I understand just what you mean...we have pretty much the same problem really. Actually, we are in constant touch when we are both awake. And maybe that's why we sometimes run out of things to talk about...

 

Most of the time all we talk about is what we ate through the day...what she watched on tv....what deadlines i have coming up..and that's pretty much it.

 

(so it does make sense for me to be jealous when she herself tells me she is having a jolly good time and a lot of fun conversations with her new friend, no?)

 

But as i said in my previous post, I told her we have to do sth about this issue..and we haven't talked about it yet. maybe tomorrow.

 

To spice things up..welll...i sent her a birthday card from here..and a package containing some cheap jewelery and a teddy :p and since we kind of take special note of the date of the month on which we got together, she sent me a 'monthesary' letter which I should receive soon too :p.

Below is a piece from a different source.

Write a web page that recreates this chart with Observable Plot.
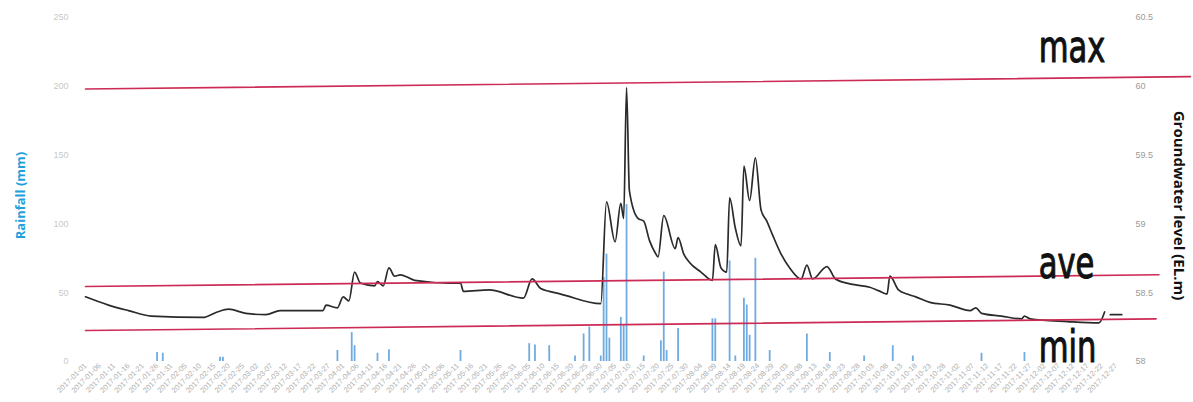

Besides all that, there's a bit of cute babytalk and quite a bit of intimate conversations between the two of us which makes us both kind of sparkly.:rolleyes:

Posted

Yeah, I can understand why you would be jealous of her new friend in that case.

 

But just so you know, you guys are doing a lot more than we do. I used to write a lot, but stopped because he didn't have time to write back and it just felt stupid doing it myself. We do text and phone a lot, but nothing too intimate, mostly boring everyday stuff. I love the monthly letter thing! So cute! I know its hard to inject something fun and new and exciting into a long distance relationship.